Leave the pictures out, and retype all of the material exactly as written.

## begin Recorded data

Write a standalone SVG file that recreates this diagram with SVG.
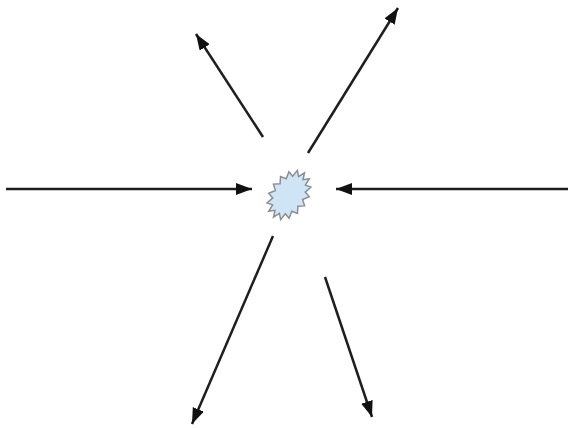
<svg xmlns="http://www.w3.org/2000/svg" width="571" height="428" viewBox="0 0 571 428">
  <style>
    .arrow { stroke: #1e1e1e; stroke-width: 2.5; fill: none; marker-end: url(#head); }
    .burst { fill: #cfe5f6; stroke: #8a8f94; stroke-width: 1.5; stroke-linejoin: miter; }
  </style>
  <defs>
    <marker id="head" markerUnits="userSpaceOnUse" markerWidth="18" markerHeight="14" refX="16" refY="6" orient="auto">
      <path d="M0,0 L16,6 L0,12 z" fill="#111"/>
    </marker>
  </defs>
  <rect width="571" height="428" fill="#ffffff"/>
  <g id="particle">
    <polygon class="burst" transform="translate(289,195) rotate(-55)" points="27,0 20.6,2.73 24.95,7.27 17.46,7.78 19.09,13.43 11.67,11.64 10.33,17.55 4.1,13.73 0,19 -4.1,13.73 -10.33,17.55 -11.67,11.64 -19.09,13.43 -17.46,7.78 -24.95,7.27 -20.6,2.73 -27,0 -20.6,-2.73 -24.95,-7.27 -17.46,-7.78 -19.09,-13.43 -11.67,-11.64 -10.33,-17.55 -4.1,-13.73 0,-19 4.1,-13.73 10.33,-17.55 11.67,-11.64 19.09,-13.43 17.46,-7.78 24.95,-7.27 20.6,-2.73"/>
  </g>
  <g id="connectors">
    <line class="arrow" x1="6" y1="189" x2="252" y2="189"/>
    <line class="arrow" x1="568" y1="189" x2="336" y2="189"/>
    <line class="arrow" x1="263" y1="137" x2="196" y2="34"/>
    <line class="arrow" x1="308" y1="153" x2="398" y2="8"/>
    <line class="arrow" x1="273" y1="236" x2="192" y2="424"/>
    <line class="arrow" x1="325" y1="277" x2="372" y2="417"/>
  </g>
</svg>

## end Recorded data

Answer below:
Write a standalone SVG file that recreates this diagram with SVG.
<svg xmlns="http://www.w3.org/2000/svg" width="571" height="428" viewBox="0 0 571 428">
  <style>
    .arrow { stroke: #1e1e1e; stroke-width: 2.5; fill: none; marker-end: url(#head); }
    .burst { fill: #cfe5f6; stroke: #8a8f94; stroke-width: 1.5; stroke-linejoin: miter; }
  </style>
  <defs>
    <marker id="head" markerUnits="userSpaceOnUse" markerWidth="18" markerHeight="14" refX="16" refY="6" orient="auto">
      <path d="M0,0 L16,6 L0,12 z" fill="#111"/>
    </marker>
  </defs>
  <rect width="571" height="428" fill="#ffffff"/>
  <g id="particle">
    <polygon class="burst" transform="translate(289,195) rotate(-55)" points="27,0 20.6,2.73 24.95,7.27 17.46,7.78 19.09,13.43 11.67,11.64 10.33,17.55 4.1,13.73 0,19 -4.1,13.73 -10.33,17.55 -11.67,11.64 -19.09,13.43 -17.46,7.78 -24.95,7.27 -20.6,2.73 -27,0 -20.6,-2.73 -24.95,-7.27 -17.46,-7.78 -19.09,-13.43 -11.67,-11.64 -10.33,-17.55 -4.1,-13.73 0,-19 4.1,-13.73 10.33,-17.55 11.67,-11.64 19.09,-13.43 17.46,-7.78 24.95,-7.27 20.6,-2.73"/>
  </g>
  <g id="connectors">
    <line class="arrow" x1="6" y1="189" x2="252" y2="189"/>
    <line class="arrow" x1="568" y1="189" x2="336" y2="189"/>
    <line class="arrow" x1="263" y1="137" x2="196" y2="34"/>
    <line class="arrow" x1="308" y1="153" x2="398" y2="8"/>
    <line class="arrow" x1="273" y1="236" x2="192" y2="424"/>
    <line class="arrow" x1="325" y1="277" x2="372" y2="417"/>
  </g>
</svg>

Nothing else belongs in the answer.